§ **Problem statement**: Identify the lines containing the word "this". Copy each one.

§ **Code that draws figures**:
════════════════════

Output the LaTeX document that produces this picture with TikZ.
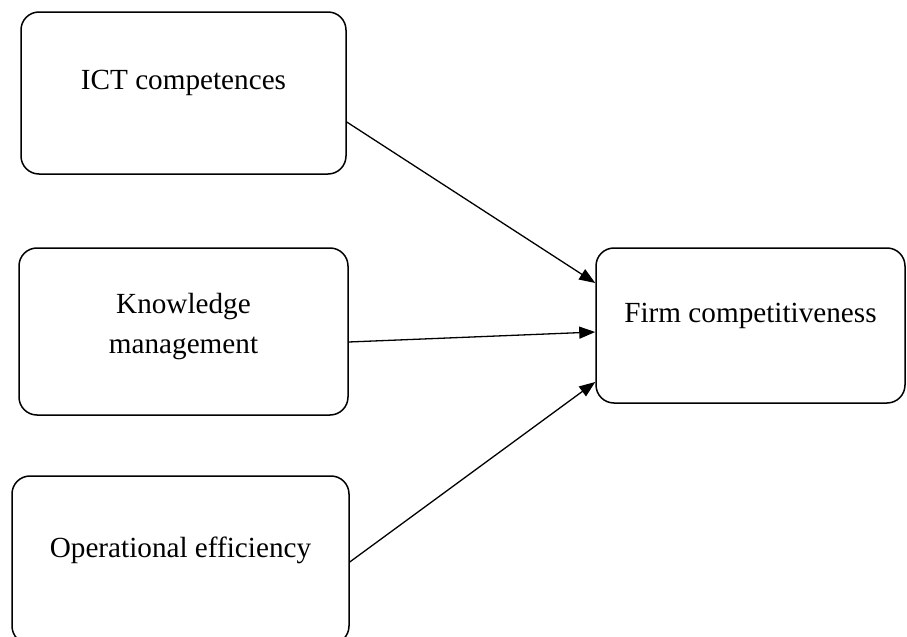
\documentclass[tikz,border=0pt]{standalone}
\usepackage{fontspec}
\setmainfont{Liberation Serif}
\usetikzlibrary{arrows.meta,calc}

\begin{document}
\begin{tikzpicture}[x=0.5pt,y=-0.5pt, font=\fontsize{14.6}{20}\selectfont,
  block/.style={draw, line width=0.75pt, rounded corners=9pt, inner sep=0pt},
  link/.style={line width=0.65pt, -{Triangle[length=8pt,width=6pt]}}]
        \useasboundingbox (0,0) rectangle (907,637);
        \clip (0,0) rectangle (907,637);
        \node[block, minimum width=162.5pt, minimum height=81pt,
          label={[yshift=5.25pt]center:ICT competences}] (ict) at (183.5,93) {};
        \node[block, minimum width=164.5pt, minimum height=83.5pt,
          label={[align=center, yshift=2.5pt]center:Knowledge\\management}] (know) at (183.5,331.5) {};
        \node[block, minimum width=168.5pt, minimum height=84pt,
          label={[yshift=5pt]center:Operational efficiency}] (oper) at (180.5,560) {};
        \node[block, minimum width=154.5pt, minimum height=77.5pt,
          label={[yshift=5pt]center:Firm competitiveness}] (firm) at (750.5,325.5) {};
        \draw[link] ($(ict.east)+(0,29)$) -- ($(firm.west)+(0,-42.5)$);
        \draw[link] ($(know.east)+(0,10.5)$) -- ($(firm.west)+(0,6.5)$);
        \draw[link] ($(oper.east)+(0,2)$) -- ($(firm.west)+(0,56.5)$);
\end{tikzpicture}
\end{document}
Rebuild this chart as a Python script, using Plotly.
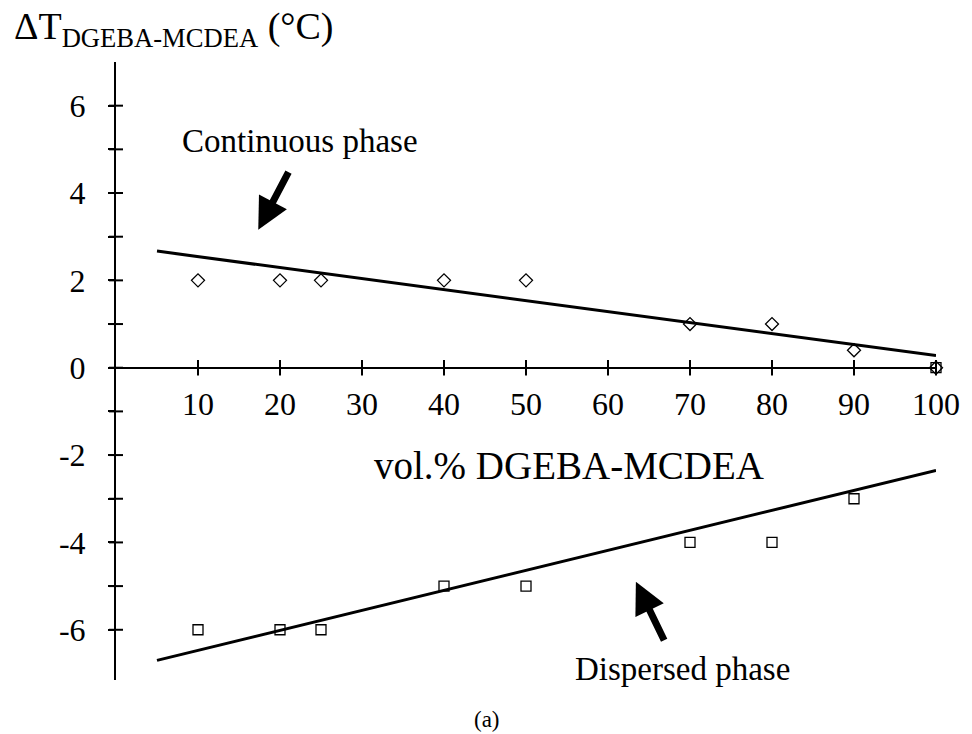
import plotly.graph_objects as go

# Measured shifts of the glass transition vs. blend composition
vol_pct = [10, 20, 25, 40, 50, 70, 80, 90, 100]
dT_continuous = [2, 2, 2, 2, 2, 1, 1, 0.4, 0]
dT_dispersed = [-6, -6, -6, -5, -5, -4, -4, -3, 0]

# Trend lines drawn through each phase
trend_x = [5, 100]
trend_continuous = [2.67, 0.28]
trend_dispersed = [-6.7, -2.35]

x_ticks = [10, 20, 30, 40, 50, 60, 70, 80, 90, 100]
y_ticks = [-6, -5, -4, -3, -2, -1, 0, 1, 2, 3, 4, 5, 6]
y_labels = ["-6", "", "-4", "", "-2", "", "0", "", "2", "", "4", "", "6"]

FONT = "Liberation Serif"
X_RANGE = [0, 100]
Y_RANGE = [-7.15, 7.0]
ZERO_POS = (0 - Y_RANGE[0]) / (Y_RANGE[1] - Y_RANGE[0])

fig = go.Figure()

fig.add_trace(go.Scatter(
    x=trend_x, y=trend_continuous, mode="lines",
    line=dict(color="black", width=3), cliponaxis=False, showlegend=False))
fig.add_trace(go.Scatter(
    x=trend_x, y=trend_dispersed, mode="lines",
    line=dict(color="black", width=3), cliponaxis=False, showlegend=False))
fig.add_trace(go.Scatter(
    x=vol_pct, y=dT_continuous, mode="markers",
    marker=dict(symbol="diamond-open", size=10, color="black",
                line=dict(width=1.3, color="black")),
    cliponaxis=False, showlegend=False))
fig.add_trace(go.Scatter(
    x=vol_pct, y=dT_dispersed, mode="markers",
    marker=dict(symbol="square-open", size=10, color="black",
                line=dict(width=1.3, color="black")),
    cliponaxis=False, showlegend=False))
# tick marks crossing both axis lines
fig.add_trace(go.Scatter(
    x=x_ticks, y=[0] * len(x_ticks), mode="markers",
    marker=dict(symbol="line-ns", size=11, color="black",
                line=dict(width=2, color="black")),
    cliponaxis=False, showlegend=False, hoverinfo="skip"))
fig.add_trace(go.Scatter(
    x=[0] * len(y_ticks), y=y_ticks, mode="markers",
    marker=dict(symbol="line-ew", size=10, color="black",
                line=dict(width=2, color="black")),
    cliponaxis=False, showlegend=False, hoverinfo="skip"))

fig.update_layout(
    width=972, height=734,
    margin=dict(l=116, r=33, t=62, b=54),
    paper_bgcolor="white", plot_bgcolor="white",
    showlegend=False,
    xaxis=dict(
        range=X_RANGE, anchor="free", position=ZERO_POS,
        showline=True, linecolor="black", linewidth=2,
        showgrid=False, zeroline=False,
        tickvals=x_ticks, ticks="outside", ticklen=5, tickwidth=2,
        tickcolor="black",
        tickfont=dict(family=FONT, size=32, color="black"),
        ticklabelstandoff=3,
    ),
    yaxis=dict(
        range=Y_RANGE, showline=True, linecolor="black", linewidth=2,
        showgrid=False, zeroline=False,
        tickvals=y_ticks, ticktext=y_labels, ticks="outside", ticklen=6,
        tickwidth=2, tickcolor="black",
        tickfont=dict(family=FONT, size=32, color="black"),
        ticklabelstandoff=16,
    ),
)

annotations = [
    dict(text="ΔT<sub>DGEBA-MCDEA</sub> (°C)", xref="paper", yref="paper",
         x=-0.127, y=1.054, xanchor="left", yanchor="middle", showarrow=False,
         font=dict(family=FONT, size=38, color="black")),
    dict(text="Continuous phase", xref="x", yref="y", x=22.4, y=5.19,
         showarrow=False, font=dict(family=FONT, size=33, color="black")),
    dict(text="vol.% DGEBA-MCDEA", xref="x", yref="y", x=55.3, y=-2.25,
         showarrow=False, font=dict(family=FONT, size=39, color="black")),
    dict(text="Dispersed phase", xref="x", yref="y", x=69.1, y=-6.9,
         showarrow=False, font=dict(family=FONT, size=33, color="black")),
    dict(text="(a)", xref="paper", yref="paper", x=0.453, y=-0.088,
         showarrow=False, font=dict(family=FONT, size=23, color="black")),
    # pointer arrows
    dict(text="", xref="x", yref="y", x=17.35, y=3.16, ax=31, ay=-59,
         showarrow=True, arrowhead=2, arrowsize=0.9, arrowwidth=7,
         arrowcolor="black"),
    dict(text="", xref="x", yref="y", x=63.4, y=-4.9, ax=29, ay=60,
         showarrow=True, arrowhead=2, arrowsize=0.9, arrowwidth=7,
         arrowcolor="black"),
]
fig.update_layout(annotations=annotations)

fig.write_html("out.html")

════════════════════

§ **Reply to the exercise**:
Output the LaTeX document that produces this picture with TikZ.
Rebuild this chart as a Python script, using Plotly.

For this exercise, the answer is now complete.